The authors found “converging evidence consistent with substantial publication bias” (p. 577). After adjusting for publication bias, the effect size dropped to g = .29 to .32.
Also, statistical power was very low for the adjusted effect size. Fewer than 10% of studies had enough power to detect a .30 effect size. Less than half had sufficient power to detect a .60 effect size. This is unsurprising: the median sample size was 53.
Also, there was circumstantial evidence of widespread questionable research practices (QRPs). Over 40% of studies that used a divergent thinking test as an outcome variable didn’t report all of the scores that the tests produce. This means selective reporting is likely at work. Other QRPs may be present, too.
Finally, modern research practices are almost completely absent from creativity training studies. Only 7 replications were found (and only 2 of those were from 2010 or later), and only 1 pre-registered study was found.
Based on this meta-analysis, it is safe to say that there are no high-quality studies of creativity training. Maybe we can train people to be more creative, but given the quality of the evidence, no one really knows. This is why the authors stated, “. . . practitioners and researchers should be careful when interpreting current findings in the field” (p. 577).

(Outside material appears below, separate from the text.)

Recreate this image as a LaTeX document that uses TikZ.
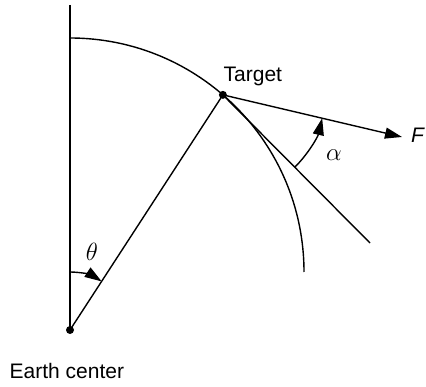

The drop from g = .53 to g = .29-.32 after correcting for publication bias is massive and shows how unreliable the published literature is. What’s worse is that even the adjusted effect might be inflated given the widespread methodological problems, selective reporting, and lack of replications. The fact that zero studies met all four quality criteria is damning. This isn’t just a weak effect, it’s an entire field built on shaky foundations. The creativity training industry is selling programs based on research that wouldn’t pass basic scientific standards. Until we get pre-registered, adequately powered, high-quality studies, we simply don’t know if creativity training works.
The selective reporting finding is really concerning. If 40%+ of studies didn’t report all the scores their measures produced, they were clearly cherry-picking favorable results. Combined with tiny sample sizes, no replications, and pervasive publication bias, the true effect could be close to zero. The power analysis shows most studies couldn’t detect a real effect even if it existed. This is similar to the working memory training literature, lots of hype, weak methodology, publication bias masking null results. The lesson is that meta-analyses of low-quality research can’t save you, garbage in, garbage out. We need a complete restart of creativity training research with modern standards.